After reading your post I felt I had to reply. Maybe you don't mean everything as you write it, but still....
I see you live in Germany as well, but I can only guess you don't work at the same company as I do; moreover I hope your license only allows you to fly anything smaller than a C152.

Captain Haynes and his crew were superprofessionals. They adapted to the situation in a very creative way, in the beginning days of CRM, and, as stated above, saved many lives. It is not normal for an airplane to operate without any hydraulics, and it is a miracle the crew managed to stay ahead of the situation and even found a way to steer the aircraft towards an airfield, with emergency services prepared for their arrival.

Sitting in the cockpit there may come some point where you have to admit that you cannot do anything anymore to save the aircraft. Realising such a thing and then sitting back, waiting to die, doesn't help anything IMHO. Above all others, captain Haynes showed where inventivity can save hundreds of lives, which according to the textbook should have been lost.

In the cockpit we're not the NTSB or similar.
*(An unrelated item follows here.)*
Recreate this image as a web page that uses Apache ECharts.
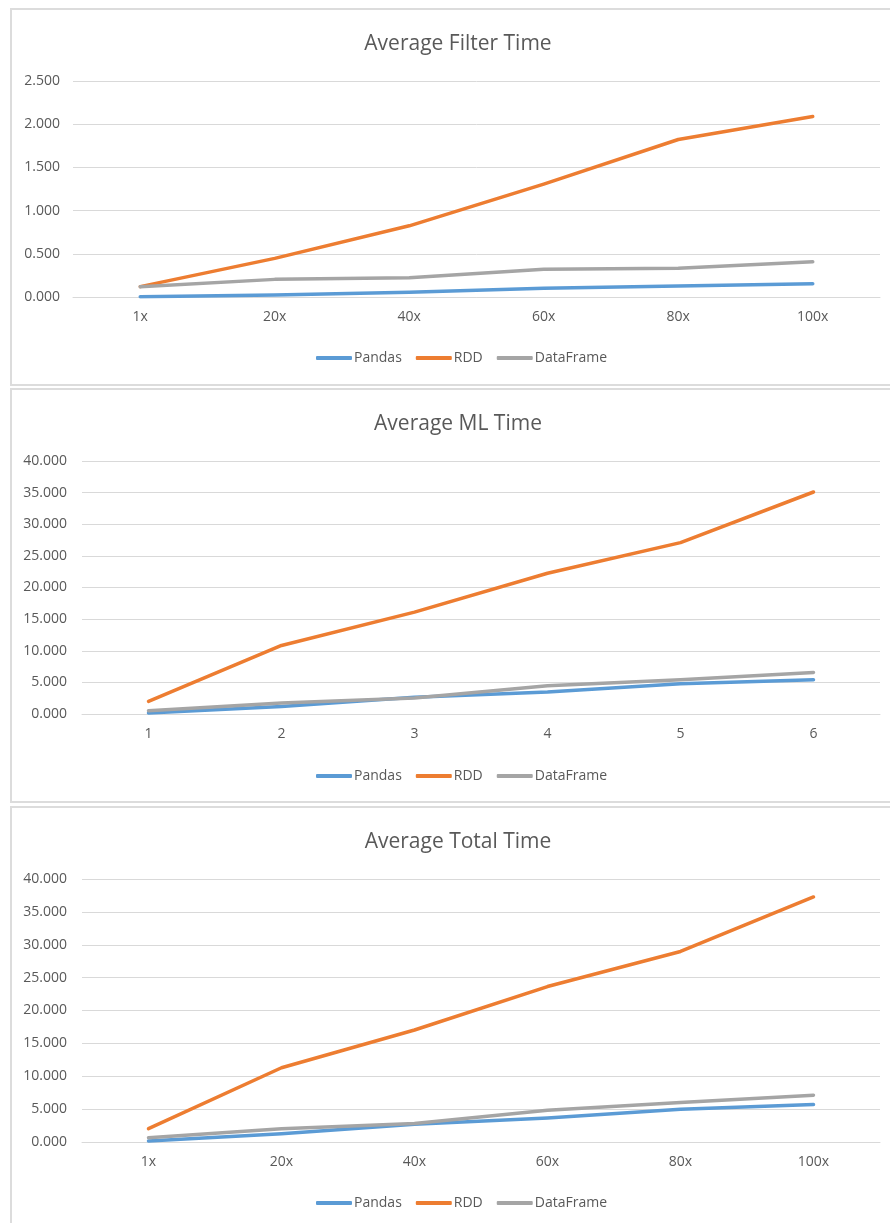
<!DOCTYPE html>
<html>
<head>
<meta charset="utf-8">
<script src="https://cdn.jsdelivr.net/npm/echarts@6/dist/echarts.min.js"></script>
<style>
  html, body { margin: 0; background: #fff; }
  #wrapper { position: relative; width: 890px; height: 1223px; overflow: hidden; }
  .frame { position: absolute; left: 10px; width: 960px; box-sizing: border-box;
           border-top: 2px solid #dcdcdc; border-left: 2px solid #dcdcdc; border-bottom: 2px solid #dcdcdc; }
  .cell { position: absolute; left: 0; width: 890px; }
</style>
</head>
<body>
<div id="wrapper">
  <div class="frame" style="top:8px;height:378px"></div>
  <div class="frame" style="top:388px;height:415px"></div>
  <div class="frame" style="top:806px;height:430px"></div>
  <div id="filter" class="cell" style="top:0;height:388px"></div>
  <div id="ml" class="cell" style="top:388px;height:415px"></div>
  <div id="total" class="cell" style="top:806px;height:417px"></div>
</div>

<script>
// x categories
let scaleCats = ["1x", "20x", "40x", "60x", "80x", "100x"];
let runCats = ["1", "2", "3", "4", "5", "6"];

// Average Filter Time
let filterPandas = [0.004, 0.023, 0.054, 0.100, 0.127, 0.154];
let filterRDD = [0.120, 0.447, 0.824, 1.306, 1.823, 2.089];
let filterDF = [0.120, 0.204, 0.223, 0.320, 0.332, 0.408];

// Average ML Time
let mlPandas = [0.16, 1.20, 2.63, 3.47, 4.79, 5.42];
let mlRDD = [2.00, 10.84, 16.10, 22.26, 27.10, 35.10];
let mlDF = [0.53, 1.74, 2.53, 4.47, 5.42, 6.58];

// Average Total Time
let totalPandas = [0.15, 1.27, 2.69, 3.66, 4.98, 5.69];
let totalRDD = [2.03, 11.29, 17.03, 23.64, 28.98, 37.27];
let totalDF = [0.66, 2.03, 2.80, 4.83, 6.00, 7.12];

let names = ["Pandas", "RDD", "DataFrame"];
let color = ["#5b9bd5", "#ed7d31", "#a5a5a5"];
let font = "'Open Sans', 'Noto Sans', sans-serif";
let textColor = "#595959";

function makeOption(cfg) {
  return {
    animation: false,
    color: color,
    title: {
      text: cfg.title,
      left: 453,
      textAlign: "center",
      top: cfg.titleTop,
      textStyle: { color: textColor, fontFamily: font, fontSize: 21, fontWeight: "normal" },
    },
    legend: {
      data: names,
      left: 311,
      top: cfg.legendTop,
      icon: "roundRect",
      itemWidth: 36,
      itemHeight: 4,
      itemGap: 14,
      textStyle: { color: textColor, fontFamily: font, fontSize: 14, padding: [0, 0, 0, -3] },
    },
    grid: cfg.grid,
    xAxis: {
      type: "category",
      data: cfg.cats,
      boundaryGap: true,
      axisLine: { lineStyle: { color: "#d9d9d9", width: 1 } },
      axisTick: { show: false },
      axisLabel: { color: textColor, fontFamily: font, fontSize: 14, margin: 13 },
    },
    yAxis: {
      type: "value",
      min: 0,
      max: cfg.max,
      interval: cfg.interval,
      axisLine: { show: false },
      axisTick: { show: false },
      splitLine: { lineStyle: { color: "#d9d9d9", width: 1 } },
      axisLabel: {
        color: textColor,
        fontFamily: font,
        fontSize: 14,
        margin: cfg.labelMargin,
        formatter: (v) => v.toFixed(3),
      },
    },
    series: cfg.data.map((d, i) => ({
      name: names[i],
      type: "line",
      data: d,
      showSymbol: false,
      lineStyle: { width: 3.5, cap: "round", join: "round" },
    })),
  };
}

function drawChart(id, cfg) {
  let myChart = echarts.init(document.getElementById(id));
  myChart.setOption(makeOption(cfg));
  window.addEventListener("resize", () => {
    myChart.resize();
  });
}

drawChart("filter", {
  title: "Average Filter Time",
  titleTop: 29,
  legendTop: 346,
  grid: { left: 73, right: 10, top: 81, bottom: 91 },
  cats: scaleCats,
  max: 2.5,
  interval: 0.5,
  labelMargin: 13,
  data: [filterPandas, filterRDD, filterDF],
});

drawChart("ml", {
  title: "Average ML Time",
  titleTop: 21,
  legendTop: 376,
  grid: { left: 82, right: 10, top: 73, bottom: 89 },
  cats: runCats,
  max: 40,
  interval: 5,
  labelMargin: 15,
  data: [mlPandas, mlRDD, mlDF],
});

drawChart("total", {
  title: "Average Total Time",
  titleTop: 21,
  legendTop: 385,
  grid: { left: 82, right: 10, top: 73, bottom: 81 },
  cats: scaleCats,
  max: 40,
  interval: 5,
  labelMargin: 15,
  data: [totalPandas, totalRDD, totalDF],
});
</script>
</body>
</html>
We do not have the amount of information which is available later on, after years of investigation. Therefore we might not always present the best solution possible, but we will present the best solution possible to think of in very little time.

Where you present in the cockpit of the crashed Concorde? Do you know what information was presented to the pilots? Do you have the mental capability of even guessing at what those pilots went through in their last minutes of their lives?
Offcourse, now knowing all the facts, it is easy for us to say, they MIGHT (!) have had better chances surviving, pulling the power back on the two remaining engines. But do you know for sure? Aren't you really guessing?
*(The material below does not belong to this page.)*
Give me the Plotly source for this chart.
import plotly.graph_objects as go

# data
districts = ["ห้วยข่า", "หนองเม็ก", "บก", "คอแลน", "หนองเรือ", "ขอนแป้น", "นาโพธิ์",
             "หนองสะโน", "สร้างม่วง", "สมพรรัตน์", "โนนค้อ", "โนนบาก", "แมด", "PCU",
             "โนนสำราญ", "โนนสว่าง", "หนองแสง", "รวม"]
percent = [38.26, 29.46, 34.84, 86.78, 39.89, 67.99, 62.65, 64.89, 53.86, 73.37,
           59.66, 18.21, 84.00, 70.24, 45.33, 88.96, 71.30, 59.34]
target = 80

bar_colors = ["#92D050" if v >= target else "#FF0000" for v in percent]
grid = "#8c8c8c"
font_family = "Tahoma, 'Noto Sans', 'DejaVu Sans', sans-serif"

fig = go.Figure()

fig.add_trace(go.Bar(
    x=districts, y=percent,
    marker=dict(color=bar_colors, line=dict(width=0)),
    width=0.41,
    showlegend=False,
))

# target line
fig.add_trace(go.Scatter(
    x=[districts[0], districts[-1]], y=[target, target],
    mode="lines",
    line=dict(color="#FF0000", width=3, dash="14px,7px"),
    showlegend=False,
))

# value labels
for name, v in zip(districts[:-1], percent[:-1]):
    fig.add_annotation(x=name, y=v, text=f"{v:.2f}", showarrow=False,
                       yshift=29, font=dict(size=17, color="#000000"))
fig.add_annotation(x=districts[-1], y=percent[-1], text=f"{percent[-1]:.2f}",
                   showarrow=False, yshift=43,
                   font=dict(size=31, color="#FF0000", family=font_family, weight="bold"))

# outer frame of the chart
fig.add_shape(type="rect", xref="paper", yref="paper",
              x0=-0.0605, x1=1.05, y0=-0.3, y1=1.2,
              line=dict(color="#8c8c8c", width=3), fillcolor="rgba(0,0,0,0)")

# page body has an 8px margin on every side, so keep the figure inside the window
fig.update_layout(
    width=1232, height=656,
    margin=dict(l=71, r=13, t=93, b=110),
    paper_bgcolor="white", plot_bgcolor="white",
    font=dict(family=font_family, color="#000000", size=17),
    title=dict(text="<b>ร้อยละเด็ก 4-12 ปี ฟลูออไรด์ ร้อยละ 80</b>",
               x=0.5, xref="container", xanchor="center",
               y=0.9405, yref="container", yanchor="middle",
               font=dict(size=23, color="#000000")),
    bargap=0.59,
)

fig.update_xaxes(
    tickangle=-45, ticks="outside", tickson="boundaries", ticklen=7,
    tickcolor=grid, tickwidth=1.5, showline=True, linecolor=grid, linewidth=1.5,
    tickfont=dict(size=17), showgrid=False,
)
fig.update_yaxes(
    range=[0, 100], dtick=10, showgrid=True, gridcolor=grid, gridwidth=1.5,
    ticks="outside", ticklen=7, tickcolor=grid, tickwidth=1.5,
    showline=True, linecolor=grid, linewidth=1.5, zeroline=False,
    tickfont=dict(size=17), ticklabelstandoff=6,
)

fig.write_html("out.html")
We are trained for 1000s of failures, all out of the book. The fun in flying is that not everything happens as written, and there our creativity, CRM and so on comes into play. That makes the job diverse and challenging.

I honestly think you are wrong in stating that in the Concorde-crash or in the Sioux-accident the pilots thought "we can do this". My humble guess is they fought for their airplane and their passengers lives with everything they could.

The moment you sit back and admit that everything is lost, you will die for sure. Why not try to make something out of it and do what you are there for?!